At the climax of This Is Water, Wallace asks the graduates to imagine standing in line at a crowded grocery store, “hideously lit and infused with soul-killing muzak or corporate pop.” This experience can feel like hell, Wallace says, but you can make it into heaven:
If you’re aware enough to give yourself a choice, you can choose to look differently at this fat, dead-eyed, over-made-up lady who just screamed at her kid in the checkout line. Maybe she’s not usually like this. Maybe she’s been up three straight nights holding the hand of a husband who is dying of bone cancer. Or maybe this very lady is the low-wage clerk at the motor vehicle department, who just yesterday helped your spouse resolve a horrific, infuriating, red-tape problem through some small act of bureaucratic kindness. Of course, none of this is likely, but it’s also not impossible. It just depends what you want to consider. . . . If you really learn how to pay attention, then you will know there are other options. It will actually be within your power to experience a crowded, hot, slow, consumer-hell type situation as not only meaningful, but sacred, on fire with the same force that made the stars: love, fellowship, the mystical oneness of all things deep down.

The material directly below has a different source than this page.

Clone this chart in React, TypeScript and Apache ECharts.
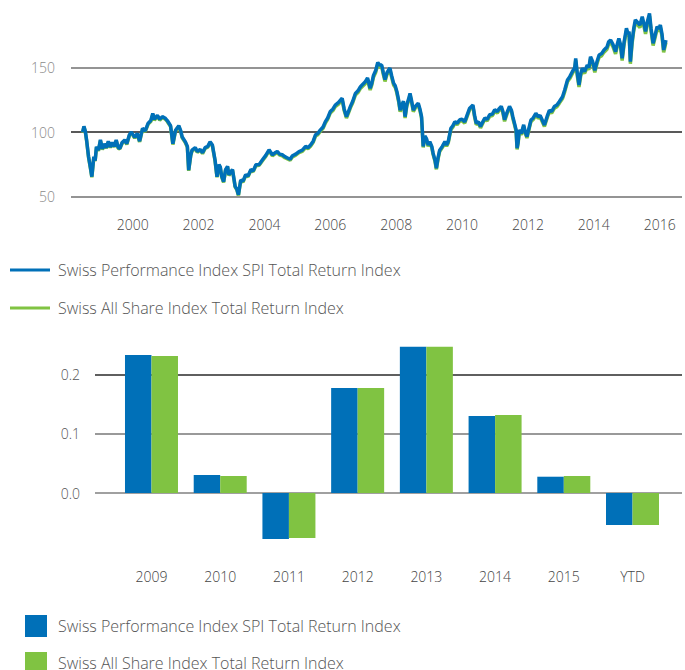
import React, { useEffect, useRef } from "react";
import * as echarts from "echarts";

const SERIES_A = "Swiss Performance Index SPI Total Return Index";
const SERIES_B = "Swiss All Share Index Total Return Index";

// Line chart: dates as decimal years
const lineDates: number[] = [
  1998.48, 1998.52, 1998.56, 1998.6, 1998.66, 1998.72, 1998.76, 1998.82, 1998.86, 1998.9, 1998.96,
  1999.02, 1999.08, 1999.14, 1999.2, 1999.26, 1999.32, 1999.38, 1999.44, 1999.5, 1999.56, 1999.61, 1999.68, 1999.76, 1999.82, 1999.9, 1999.96,
  2000.06, 2000.14, 2000.21, 2000.3, 2000.38, 2000.47, 2000.55, 2000.61, 2000.66, 2000.75, 2000.82, 2000.9, 2000.98,
  2001.05, 2001.15, 2001.22, 2001.3, 2001.4, 2001.46, 2001.5, 2001.6, 2001.66, 2001.7, 2001.76, 2001.8, 2001.9, 2001.96,
  2002.05, 2002.12, 2002.2, 2002.28, 2002.35, 2002.42, 2002.5, 2002.56, 2002.62, 2002.66, 2002.7, 2002.76, 2002.82, 2002.88, 2002.92,
  2003.0, 2003.03, 2003.08, 2003.11, 2003.16, 2003.21, 2003.28, 2003.35, 2003.43, 2003.5, 2003.59, 2003.66, 2003.74, 2003.84, 2003.94,
  2004.04, 2004.14, 2004.24, 2004.32, 2004.39, 2004.46, 2004.54, 2004.62, 2004.7, 2004.78, 2004.85, 2004.95,
  2005.05, 2005.15, 2005.25, 2005.32, 2005.4, 2005.48, 2005.55, 2005.62, 2005.7, 2005.78, 2005.85, 2005.92,
  2006.0, 2006.08, 2006.15, 2006.25, 2006.36, 2006.42, 2006.49, 2006.55, 2006.61, 2006.68, 2006.76, 2006.84, 2006.91, 2006.98,
  2007.06, 2007.13, 2007.21, 2007.26, 2007.31, 2007.38, 2007.44, 2007.5, 2007.56, 2007.61, 2007.66, 2007.72, 2007.81, 2007.86, 2007.92, 2007.97,
  2008.02, 2008.08, 2008.12, 2008.17, 2008.22, 2008.27, 2008.32, 2008.38, 2008.42, 2008.47, 2008.52, 2008.58, 2008.67, 2008.72, 2008.77, 2008.82, 2008.87, 2008.92, 2008.97,
  2009.02, 2009.08, 2009.12, 2009.18, 2009.22, 2009.27, 2009.32, 2009.4, 2009.48, 2009.53, 2009.58, 2009.66, 2009.72, 2009.78, 2009.85, 2009.93,
  2010.0, 2010.08, 2010.15, 2010.23, 2010.33, 2010.38, 2010.43, 2010.5, 2010.56, 2010.63, 2010.69, 2010.76, 2010.84, 2010.92, 2010.99,
  2011.07, 2011.12, 2011.19, 2011.24, 2011.29, 2011.36, 2011.44, 2011.5, 2011.54, 2011.6, 2011.64, 2011.67, 2011.7, 2011.74, 2011.8, 2011.87, 2011.92, 2011.97,
  2012.04, 2012.09, 2012.16, 2012.24, 2012.31, 2012.37, 2012.44, 2012.5, 2012.58, 2012.65, 2012.72, 2012.8, 2012.88, 2012.95,
  2013.05, 2013.12, 2013.2, 2013.27, 2013.35, 2013.42, 2013.45, 2013.5, 2013.55, 2013.6, 2013.65, 2013.72, 2013.8, 2013.85, 2013.9, 2013.96,
  2014.03, 2014.1, 2014.16, 2014.24, 2014.31, 2014.4, 2014.45, 2014.51, 2014.58, 2014.66, 2014.71, 2014.76, 2014.81, 2014.86, 2014.92, 2014.99,
  2015.04, 2015.07, 2015.11, 2015.16, 2015.21, 2015.26, 2015.33, 2015.4, 2015.47, 2015.52, 2015.57, 2015.63, 2015.69, 2015.74, 2015.8, 2015.86, 2015.92, 2015.97,
  2016.02, 2016.07, 2016.12, 2016.16, 2016.19,
];

const spiValues: number[] = [
  100, 104.5, 101, 94, 81, 72, 65.5, 81, 78, 88.7, 86,
  94, 87, 91, 88, 93, 88.5, 92, 89, 94, 88, 87.5, 92, 94, 91, 98, 100,
  96, 99, 93, 103, 101, 107, 109, 114.5, 110, 113, 110, 112, 111,
  109, 105, 91, 101.5, 105, 101, 96.5, 92.5, 89, 70.6, 82, 86, 88, 85,
  86.6, 84, 88, 89, 92.5, 90, 78.4, 65.5, 75, 73, 66, 61.6, 71, 73.5, 67,
  70, 71, 63, 58, 56, 51.5, 63, 62, 67, 66, 71, 70, 74.7, 75, 78.6,
  82, 86.3, 82.5, 84, 85, 83, 82.5, 81, 80, 79, 81.7, 83,
  85, 86, 89, 88, 90, 93, 98, 99, 101.8, 104, 108.2, 111,
  116, 118, 121, 123, 126.3, 118, 112, 116, 120, 124, 130, 132, 135, 137,
  139, 142, 134, 138, 144, 148, 154, 152, 152, 146, 140.7, 146, 149.7, 144, 138, 136,
  131.6, 124, 117, 121, 124, 112, 121, 126, 130, 124, 117, 120, 122.5, 118, 112, 89, 97, 95, 90,
  92.7, 89, 83.7, 78, 72, 80, 86, 89, 92.7, 90, 92.7, 103, 105, 108, 107, 109.6,
  110, 108, 113, 118.6, 121, 113, 107, 108, 104.4, 108, 111, 110, 113.5, 114, 117.4,
  116, 118, 120, 116, 109.6, 115, 120, 117, 112, 106, 101.8, 87.6, 92, 101.8, 99, 105.7, 100, 96.6,
  104, 109.4, 111, 114.6, 112, 113, 109, 105.6, 112, 117, 116, 119.8, 121, 123.6,
  127.5, 133, 140.4, 143, 147, 150, 157.2, 145, 136.6, 145, 149.5, 147, 152, 150, 158.5, 155,
  148, 155, 159.8, 161, 163.7, 166, 170, 171.4, 168, 162.4, 168, 172.7, 168, 157.2, 170, 180.5,
  176, 178, 154.7, 170, 180, 187, 185, 183, 189.5, 184, 178, 186, 192, 180, 168.9, 175, 181.8, 180,
  183, 176, 163.7, 168, 171.4,
];

const allShareValues: number[] = [
  99.6, 104, 100.5, 93.5, 80.5, 71.5, 65, 80.5, 77.5, 88.2, 85.5,
  93.5, 86.5, 90.5, 87.5, 92.4, 88, 91.5, 88.5, 93.4, 87.5, 87, 91.4, 93.4, 90.5, 97.4, 99.4,
  95.4, 98.4, 92.4, 102.4, 100.4, 106.3, 108.3, 113.8, 109.3, 112.3, 109.3, 111.3, 110.3,
  108.3, 104.3, 90.4, 100.8, 104.3, 100.3, 95.8, 91.8, 88.3, 70, 81.4, 85.4, 87.3, 84.4,
  86, 83.4, 87.4, 88.3, 91.8, 89.3, 77.8, 65, 74.4, 72.4, 65.4, 61, 70.4, 72.9, 66.4,
  69.4, 70.4, 62.5, 57.5, 55.5, 51, 62.4, 61.4, 66.4, 65.4, 70.4, 69.4, 74, 74.3, 77.9,
  81.2, 85.5, 81.7, 83.2, 84.2, 82.2, 81.7, 80.2, 79.2, 78.2, 80.9, 82.2,
  84.2, 85.1, 88.1, 87.1, 89.1, 92.1, 97, 98, 100.8, 103, 107.1, 109.9,
  114.9, 116.8, 119.8, 121.8, 125, 116.8, 110.9, 114.8, 118.8, 122.8, 128.7, 130.7, 133.7, 135.6,
  137.6, 140.6, 132.7, 136.6, 142.6, 146.5, 152.5, 150.5, 150.5, 144.6, 139.3, 144.6, 148.2, 142.6, 136.6, 134.7,
  130.3, 122.8, 115.8, 119.8, 122.8, 110.9, 119.8, 124.8, 128.7, 122.8, 115.8, 118.8, 121.2, 116.8, 110.9, 88.1, 96, 94, 89.1,
  91.7, 88.1, 82.8, 77.2, 71.2, 79.1, 85.1, 88.1, 91.7, 89.1, 91.7, 101.9, 103.9, 106.9, 105.9, 108.5,
  108.8, 106.9, 111.8, 117.4, 119.8, 111.8, 105.9, 106.9, 103.3, 106.9, 109.8, 108.8, 112.3, 112.8, 116.1,
  114.8, 116.8, 118.7, 114.8, 108.4, 113.8, 118.7, 115.8, 110.8, 104.9, 100.7, 86.6, 91, 100.7, 97.9, 104.5, 98.9, 95.5,
  102.9, 108.2, 109.8, 113.4, 110.8, 111.8, 107.8, 104.4, 110.8, 115.8, 114.8, 118.5, 119.7, 122.3,
  126.1, 131.6, 139, 141.5, 145.5, 148.4, 155.6, 143.4, 135.1, 143.4, 148, 145.5, 150.4, 148.4, 156.8, 153.4,
  146.4, 153.4, 158.1, 159.3, 162, 164.3, 168.2, 169.6, 166.2, 160.7, 166.2, 170.9, 166.3, 155.5, 168.2, 178.6,
  174.2, 176.1, 153, 168.2, 178.1, 185.1, 183.1, 181.1, 187.6, 182.1, 176.1, 184.1, 190, 178.1, 167.1, 173.2, 179.9, 178.1,
  181.1, 174.2, 161.9, 166.2, 169.6,
];

const yearTickLabels: number[] = [2000, 2002, 2004, 2006, 2008, 2010, 2012, 2014, 2016];

// Bar chart
const barCategories: string[] = ["2009", "2010", "2011", "2012", "2013", "2014", "2015", "YTD"];
const spiReturns: number[] = [0.2327, 0.0304, -0.0776, 0.177, 0.2467, 0.1298, 0.0275, -0.054];
const allShareReturns: number[] = [0.231, 0.0287, -0.0759, 0.177, 0.2467, 0.1315, 0.0287, -0.054];

const BLUE = "#0070b8";
const GREEN = "#80c342";
const FONT = "'Open Sans', sans-serif";

export default function App() {
  const ref = useRef<HTMLDivElement>(null);

  useEffect(() => {
    document.body.style.margin = "0";
    if (!ref.current) return;
    const chart = echarts.init(ref.current, null, { renderer: "svg" });

    const lineA = lineDates.map((d, i) => [d, spiValues[i]]);
    const lineB = lineDates.map((d, i) => [d, allShareValues[i]]);
    const barA = spiReturns.map((v, i) => [i, v]);
    const barB = allShareReturns.map((v, i) => [i, v]);

    const isInt = (v: number) => Math.abs(v - Math.round(v)) < 1e-6;

    const legendText = {
      fontSize: 16,
      fontWeight: 300,
      color: "#555",
      lineHeight: 20,
      fontFamily: FONT,
    };

    chart.setOption({
      animation: false,
      textStyle: { fontFamily: FONT },
      grid: [
        { left: 71, right: 0, top: 3.1, bottom: 670 - 196.7 },
        { left: 95, right: 0, top: 344.8, bottom: 670 - 552.3 },
      ],
      xAxis: [
        {
          type: "value",
          gridIndex: 0,
          min: 1998.127,
          max: 2016.677,
          minInterval: 2,
          maxInterval: 2,
          axisLine: { show: false },
          axisTick: { show: false },
          splitLine: { show: false },
          axisLabel: {
            margin: 21,
            fontSize: 14,
            fontWeight: 300,
            color: "#444",
            fontFamily: FONT,
            formatter: (v: number) =>
              isInt(v) && yearTickLabels.indexOf(Math.round(v)) >= 0 ? String(Math.round(v)) : "",
          },
        },
        {
          type: "value",
          gridIndex: 1,
          min: -0.822,
          max: 7.72,
          minInterval: 1,
          maxInterval: 1,
          axisLine: { show: false, onZero: false },
          axisTick: { show: false },
          splitLine: { show: false },
          axisLabel: {
            margin: 17,
            fontSize: 14,
            fontWeight: 300,
            color: "#444",
            fontFamily: FONT,
            formatter: (v: number) => {
              if (!isInt(v)) return "";
              const i = Math.round(v);
              return i >= 0 && i < barCategories.length ? barCategories[i] : "";
            },
          },
        },
      ],
      yAxis: [
        {
          type: "value",
          gridIndex: 0,
          min: 50,
          max: 200,
          interval: 50,
          axisLine: { show: false },
          axisTick: { show: false },
          splitLine: {
            show: true,
            showMaxLine: false,
            lineStyle: { color: ["#707070", "#222222", "#707070"], width: 1.5 },
          },
          axisLabel: {
            margin: 16,
            fontSize: 14,
            fontWeight: 300,
            color: "#8a8a8a",
            fontFamily: FONT,
            showMaxLabel: false,
          },
        },
        {
          type: "value",
          gridIndex: 1,
          min: -0.1,
          max: 0.25,
          interval: 0.1,
          axisLine: { show: false },
          axisTick: { show: false },
          splitLine: {
            show: true,
            showMinLine: false,
            showMaxLine: false,
            lineStyle: { color: ["#808080", "#777777", "#2a2a2a"], width: 1.5 },
          },
          axisLabel: {
            margin: 15,
            fontSize: 14,
            fontWeight: 300,
            color: "#555",
            fontFamily: FONT,
            formatter: (v: number) => (v > -1e-6 && v < 0.2 + 1e-6 ? v.toFixed(1) : ""),
          },
        },
      ],
      legend: [
        {
          left: 10,
          top: 260,
          height: 120,
          padding: 0,
          orient: "vertical",
          icon: "rect",
          itemWidth: 40,
          itemHeight: 3,
          itemGap: 18,
          data: [SERIES_A, SERIES_B],
          textStyle: { ...legendText, padding: [0, 0, 0, 3] },
          selectedMode: false,
        },
        {
          left: 25,
          top: 615,
          height: 120,
          padding: 0,
          orient: "vertical",
          icon: "rect",
          itemWidth: 22,
          itemHeight: 22,
          itemGap: 15,
          data: [SERIES_A, SERIES_B],
          textStyle: { ...legendText, padding: [0, 0, 0, 6] },
          selectedMode: false,
        },
      ],
      series: [
        {
          name: SERIES_B,
          type: "line",
          xAxisIndex: 0,
          yAxisIndex: 0,
          data: lineB,
          showSymbol: false,
          color: GREEN,
          lineStyle: { width: 3.5, color: GREEN },
          z: 2,
        },
        {
          name: SERIES_A,
          type: "line",
          xAxisIndex: 0,
          yAxisIndex: 0,
          data: lineA,
          showSymbol: false,
          color: BLUE,
          lineStyle: { width: 3.5, color: BLUE },
          z: 3,
        },
        {
          name: SERIES_A,
          type: "bar",
          xAxisIndex: 1,
          yAxisIndex: 1,
          data: barA,
          barWidth: 26.5,
          barGap: "0%",
          color: BLUE,
          itemStyle: { color: BLUE },
        },
        {
          name: SERIES_B,
          type: "bar",
          xAxisIndex: 1,
          yAxisIndex: 1,
          data: barB,
          barWidth: 26.5,
          barGap: "0%",
          color: GREEN,
          itemStyle: { color: GREEN },
        },
      ],
    });

    return () => chart.dispose();
  }, []);

  return <div ref={ref} style={{ width: 685, height: 670 }} />;
}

Wallace chooses to project a sentimental fantasy onto the woman, making her lovable by imagining a version of her that he could love. He sees in the woman the characteristics that he values in himself, such as empathy, demonstrating Jacques Lacan’s point that we don’t really love our neighbor but rather the image of ourselves that we see in the neighbor. Wallace’s choice locks him into his narcissism: he sees everything as subject to his own decisions, even the lives of others.
This kind of choice is not the only way for the experience in the checkout line to be meaningful. A political response, for example, might try to understand the material reasons behind the situation — the market forces that make the grocery store into a grotesque “consumer-hell,” the lack of childcare or other forms of social support that leaves the woman so exhausted — and work to change them; a truly religious response might attempt the impossible Christlike task of loving the woman because of her fat and her dead eyes, not in spite of them.

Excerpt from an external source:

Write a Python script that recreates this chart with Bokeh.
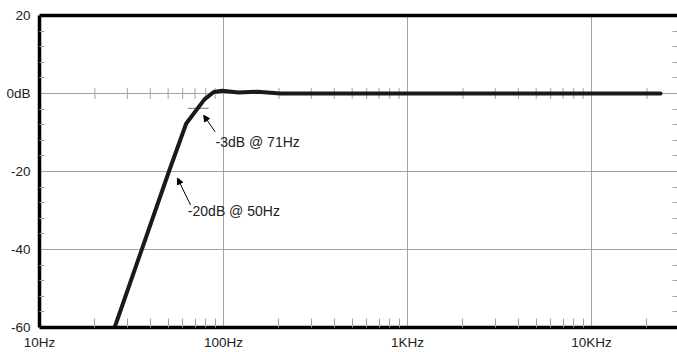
import numpy as np
from bokeh.plotting import figure
from bokeh.models import FixedTicker, LinearAxis, LogAxis, Arrow, NormalHead, Label
from bokeh.embed import file_html
from bokeh.resources import INLINE

# ---- data ----
freq_hz = [25.6, 50.5, 62.7, 78.8, 88.5, 98.4, 120.6, 153, 204, 1000, 23700]
level_db = [-60, -20, -7.7, -1.5, 0.4, 0.7, 0.25, 0.45, 0.0, 0.0, 0.0]

x_major = [10, 100, 1000, 10000]
x_labels = ["10Hz", "100Hz", "1KHz", "10KHz"]
x_minor = [20, 30, 40, 50, 60, 70, 80, 90,
           200, 300, 400, 500, 600, 700, 800, 900,
           2000, 3000, 4000, 5000, 6000, 7000, 8000, 9000, 20000]
x_grid = [100, 1000, 10000]

y_major = [20, 0, -20, -40, -60]
y_labels = ["20", "0dB", "-20", "-40", "-60"]
y_minor = [16, 12, 8, 4, -4, -8, -12, -16, -24, -28, -32, -36,
           -44, -48, -52, -56]
y_grid = [0, -20, -40]

# -3 dB marker (short horizontal bar)
marker_f = [64, 83]
marker_db = [-3.8, -3.8]

# annotations
ann_text = ["-3dB @ 71Hz", "-20dB @ 50Hz"]
ann_f = [90.5, 64.0]
ann_db = [-12.5, -30.0]
arrow_f0 = [90.0, 66.2]
arrow_db0 = [-9.8, -28.6]
arrow_f1 = [78.0, 56.2]
arrow_db1 = [-5.6, -21.7]

GRID = "#a3a3a3"
TXT = "#222222"
FONT = "Liberation Sans"

p = figure(width=677, height=352, x_axis_type="log",
           x_range=(10, 29300), y_range=(-60, 20),
           output_backend="svg", toolbar_location=None,
           min_border_left=39, min_border_right=0,
           min_border_top=15, min_border_bottom=24)
p.outline_line_color = None
p.background_fill_color = "white"

# grids
p.xgrid.ticker = FixedTicker(ticks=x_grid)
p.ygrid.ticker = FixedTicker(ticks=y_grid)
for g in (p.xgrid, p.ygrid):
    g.grid_line_color = GRID
    g.grid_line_width = 1

# bottom axis
xa = p.xaxis[0]
xa.ticker = FixedTicker(ticks=x_major, minor_ticks=x_minor)
xa.major_label_overrides = {t: l for t, l in zip(x_major, x_labels)}
xa.major_tick_in = 0
xa.major_tick_out = 0
xa.minor_tick_in = 9
xa.minor_tick_out = 0
xa.minor_tick_line_color = GRID
xa.axis_line_width = 3.5
xa.axis_line_color = "black"
xa.major_label_standoff = 7
xa.major_label_text_font = FONT
xa.major_label_text_font_size = "13.5px"
xa.major_label_text_color = TXT

# left axis
ya = p.yaxis[0]
ya.ticker = FixedTicker(ticks=y_major, minor_ticks=y_minor)
ya.major_label_overrides = {t: l for t, l in zip(y_major, y_labels)}
ya.major_tick_in = 0
ya.major_tick_out = 0
ya.minor_tick_in = 5
ya.minor_tick_out = 0
ya.minor_tick_line_color = GRID
ya.axis_line_width = 3.5
ya.axis_line_color = "black"
ya.major_label_standoff = 9
ya.major_label_text_font = FONT
ya.major_label_text_font_size = "13.5px"
ya.major_label_text_color = TXT

# right axis: minor ticks only
ra = LinearAxis(ticker=FixedTicker(ticks=[], minor_ticks=y_minor))
ra.major_tick_in = 0
ra.major_tick_out = 0
ra.minor_tick_in = 5
ra.minor_tick_out = 0
ra.minor_tick_line_color = GRID
ra.axis_line_color = None
ra.major_label_standoff = 0
ra.major_label_text_font_size = "0px"
p.add_layout(ra, "right")

# top border as a bare axis line
ta = LogAxis(ticker=FixedTicker(ticks=[]))
ta.major_tick_in = 0
ta.major_tick_out = 0
ta.minor_tick_in = 0
ta.minor_tick_out = 0
ta.axis_line_width = 3.5
ta.axis_line_color = "black"
ta.major_label_standoff = 0
ta.major_label_text_font_size = "0px"
p.add_layout(ta, "above")

# crossing ticks on the 0 dB line
p.scatter(x=x_minor, y=[0] * len(x_minor), marker="dash", angle=np.pi / 2,
          size=11, line_color=GRID, line_width=1)

# -3 dB marker
p.line(marker_f, marker_db, line_color="#777777", line_width=1)

# response curve
p.line(freq_hz, level_db, line_color="#1a1a1a", line_width=4,
       line_join="round", line_cap="round")

# annotations
for t, fx, fy in zip(ann_text, ann_f, ann_db):
    p.add_layout(Label(x=fx, y=fy, text=t, text_align="left",
                       text_baseline="middle", text_font=FONT,
                       text_font_size="14px", text_color=TXT))
for a0, b0, a1, b1 in zip(arrow_f0, arrow_db0, arrow_f1, arrow_db1):
    p.add_layout(Arrow(end=NormalHead(size=6, fill_color="black", line_color="black"),
                       x_start=a0, y_start=b0, x_end=a1, y_end=b1,
                       line_color="black", line_width=1))

open("out.html", "w").write(file_html(p, INLINE))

Both of these responses, however, would require going beyond the neoliberal premise and accepting that there might be something more important than your own power, in every moment, to choose. It would mean recognizing a reality beyond the self. For all his complaints about solipsism and narcissism, Wallace wanted to believe, to the end, that freedom extended even to how you perceived your surroundings, that the world could be endlessly transformed by your choice. He was haunted by the insufficiency of this idea — “none of this is likely” — but he couldn’t get past it. In this sense, his insistence on choice begins to look a lot like psychosis: freedom from everything, including reality.